[Asia Economy Reporter Changhwan Lee] It has been revealed that the outstanding loan receivables of insurance companies significantly increased at the end of last year. This is analyzed to be due to the increase in insurance company loans, centered on insurance policy loans, as financial authorities tightened bank loans to reduce household debt.
The Financial Supervisory Service announced on the 6th that as of the end of December last year, the outstanding loan receivables of insurance companies amounted to 266.1 trillion KRW, an increase of 3.7 trillion KRW compared to the previous quarter.
Among the total loan receivables, the balance of household loans was 128.5 trillion KRW, an increase of 800 billion KRW compared to the previous quarter. Compared to 123.1 trillion KRW at the end of 2020, it increased by about 5.4 trillion KRW.
Insurance policy loans increased by about 1.4 trillion KRW to 65.8 trillion KRW compared to the previous quarter. During the same period, mortgage loans decreased by about 500 billion KRW to 49.7 trillion KRW.
As financial authorities strengthened loan regulations mainly on banks to reduce household loans starting last year, it is analyzed that insurance companies’ contract-backed loans, which are relatively less regulated, increased.
As of the end of last year, corporate loan receivables amounted to 137.4 trillion KRW, an increase of 2.9 trillion KRW compared to the end of the previous quarter. Loans to small and medium-sized enterprises amounted to 90.2 trillion KRW, an increase of 2.8 trillion KRW compared to the previous quarter.
The delinquency rate was favorable. As of the end of last year, the delinquency rate on insurance companies’ loan receivables was 0.13%, down 0.01 percentage points from the end of the previous quarter. The delinquency rates for both household and corporate loans improved. The non-performing loan ratio rose by 0.01 percentage points to 0.13% compared to the end of the previous quarter.

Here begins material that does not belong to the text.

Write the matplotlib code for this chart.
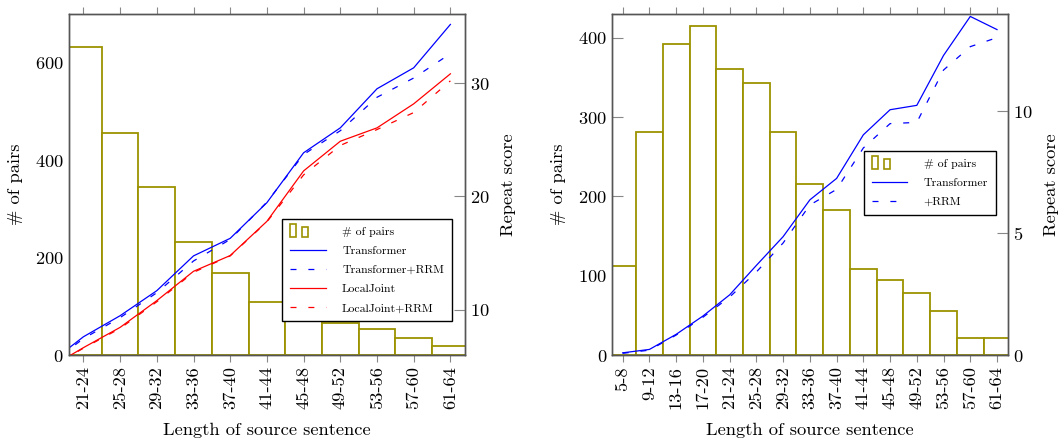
import numpy as np
import matplotlib
matplotlib.use("Agg")
import matplotlib.pyplot as plt
from matplotlib.legend_handler import HandlerBase
from matplotlib.patches import Rectangle

plt.rcParams['font.family'] = 'serif'
plt.rcParams['font.serif'] = ['cmr10', 'DejaVu Serif']
plt.rcParams['mathtext.fontset'] = 'cm'
plt.rcParams['axes.unicode_minus'] = False
plt.rcParams['axes.formatter.use_mathtext'] = True

OLIVE = '#9c9200'
SPINE = '#555555'
FS = 13.3

# ---- left chart: LocalJoint comparison ----
left_bins = ["21-24", "25-28", "29-32", "33-36", "37-40", "41-44",
             "45-48", "49-52", "53-56", "57-60", "61-64"]
left_pairs = [633, 456, 345, 232, 169, 109, 85, 65, 53, 34, 18]
# line series start one bin earlier ("17-20"), which is cut off by the axis
left_line_bins = ["17-20"] + left_bins
left_transformer = [5.1, 7.61, 9.47, 11.68, 14.75, 16.3, 19.45, 23.85, 26.05, 29.5, 31.35, 35.18]
left_transformer_rrm = [5.0, 7.45, 9.3, 11.5, 14.3, 16.2, 19.5, 23.7, 25.8, 28.75, 30.45, 32.6]
left_localjoint = [4.75, 6.65, 8.44, 10.8, 13.39, 14.78, 17.8, 22.25, 24.87, 26.05, 28.17, 30.82]
left_localjoint_rrm = [4.75, 6.6, 8.35, 10.7, 13.3, 14.75, 17.75, 21.9, 24.5, 25.9, 27.4, 30.2]

# ---- right chart: Transformer vs +RRM ----
right_bins = ["5-8", "9-12", "13-16", "17-20", "21-24", "25-28", "29-32", "33-36",
              "37-40", "41-44", "45-48", "49-52", "53-56", "57-60", "61-64"]
right_pairs = [112, 281, 392, 415, 361, 343, 281, 216, 183, 108, 94, 78, 55, 22, 21]
right_transformer = [0.09, 0.23, 0.85, 1.6, 2.47, 3.68, 4.86, 6.37, 7.25, 9.04,
                     10.07, 10.25, 12.3, 13.9, 13.36]
right_rrm = [0.07, 0.2, 0.82, 1.55, 2.38, 3.41, 4.6, 6.16, 6.8, 8.5,
             9.5, 9.55, 11.7, 12.66, 13.03]

DASH = (0, (4.8, 9.5))


class BarPairHandler(HandlerBase):
    # two little bars, like the pgfplots ybar legend image
    def create_artists(self, legend, orig_handle, xdescent, ydescent,
                       width, height, fontsize, trans):
        x0, y0 = -xdescent, -ydescent
        w = width * 0.17
        r1 = Rectangle((x0, y0 - 0.3 * height), w, 1.6 * height,
                       facecolor='white', edgecolor=OLIVE, lw=1.2, transform=trans)
        r2 = Rectangle((x0 + 0.33 * width, y0 - 0.3 * height), w, 1.25 * height,
                       facecolor='white', edgecolor=OLIVE, lw=1.2, transform=trans)
        return [r1, r2]


def style_axes(ax, ax2):
    for a in (ax, ax2):
        for s in a.spines.values():
            s.set_color(SPINE)
            s.set_linewidth(1.0)
    ax.tick_params(axis='x', direction='out', top=True, length=5, color='#888888',
                   labelrotation=90, labelsize=FS, pad=3)
    ax.tick_params(axis='y', direction='in', length=8, color='#888888', labelsize=FS)
    ax2.tick_params(axis='y', direction='in', length=8, color='#888888', labelsize=FS)


def draw_panel(fig, rect, bins, pairs, line_x, series, ylim_pairs, ylim_score,
               score_ticks, pair_ticks, legend_anchor):
    ax = fig.add_axes(rect)
    x = np.arange(len(bins))
    bars = ax.bar(x, pairs, width=1.0, facecolor='white', edgecolor=OLIVE,
                  linewidth=1.3, zorder=2)
    ax.set_xlim(-0.4, len(bins) - 1 + 0.4)
    ax.set_ylim(*ylim_pairs)
    ax.set_xticks(x)
    ax.set_xticklabels(bins)
    ax.set_yticks(pair_ticks)
    ax.set_xlabel("Length of source sentence", fontsize=FS, labelpad=10)
    ax.set_ylabel("# of pairs", fontsize=FS, labelpad=8.5)

    ax2 = ax.twinx()
    handles = [bars]
    labels = ["# of pairs"]
    for vals, color, ls, name in series:
        ln, = ax2.plot(line_x, vals, color=color, linestyle=ls, lw=0.9)
        handles.append(ln)
        labels.append(name)
    ax2.set_ylim(*ylim_score)
    ax2.set_yticks(score_ticks)
    ax2.set_ylabel("Repeat score", fontsize=FS, labelpad=8)
    style_axes(ax, ax2)

    leg = ax2.legend(handles, labels, loc='upper right', bbox_to_anchor=legend_anchor,
                     borderaxespad=0, fontsize=8.5, fancybox=False, framealpha=1,
                     edgecolor='black', handlelength=3.0, handletextpad=1.4,
                     labelspacing=0.75, borderpad=0.65,
                     handler_map={type(bars): BarPairHandler()})
    leg.get_frame().set_linewidth(1.0)
    return ax, ax2


fig = plt.figure(figsize=(10.64, 4.43), dpi=100)

left_series = [
    (left_transformer, 'blue', '-', "Transformer"),
    (left_transformer_rrm, 'blue', DASH, "Transformer+RRM"),
    (left_localjoint, 'red', '-', "LocalJoint"),
    (left_localjoint_rrm, 'red', DASH, "LocalJoint+RRM"),
]
left_line_x = np.arange(len(left_line_bins)) - 1
draw_panel(fig, [0.0646, 0.1986, 0.3725, 0.7698], left_bins, left_pairs,
           left_line_x, left_series, (0, 700), (6.0, 36.1),
           [10, 20, 30], [0, 200, 400, 600], (0.966, 0.399))

right_series = [
    (right_transformer, 'blue', '-', "Transformer"),
    (right_rrm, 'blue', DASH, "+RRM"),
]
right_line_x = np.arange(len(right_bins))
draw_panel(fig, [0.5752, 0.1986, 0.3719, 0.7698], right_bins, right_pairs,
           right_line_x, right_series, (0, 430), (0, 14.0),
           [0, 5, 10], [0, 100, 200, 300, 400], (0.970, 0.599))

fig.savefig("out.png", dpi=100)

A Financial Supervisory Service official said, "We will continuously monitor the loan soundness indicators such as the delinquency rate of insurance companies in preparation for increased volatility in market indicators such as interest rates and exchange rates," adding, "We will encourage strengthening loss absorption capacity through sufficient provisioning for loan losses (including reserves), considering the deterioration of borrowers’ principal and interest repayment ability when interest rates rise."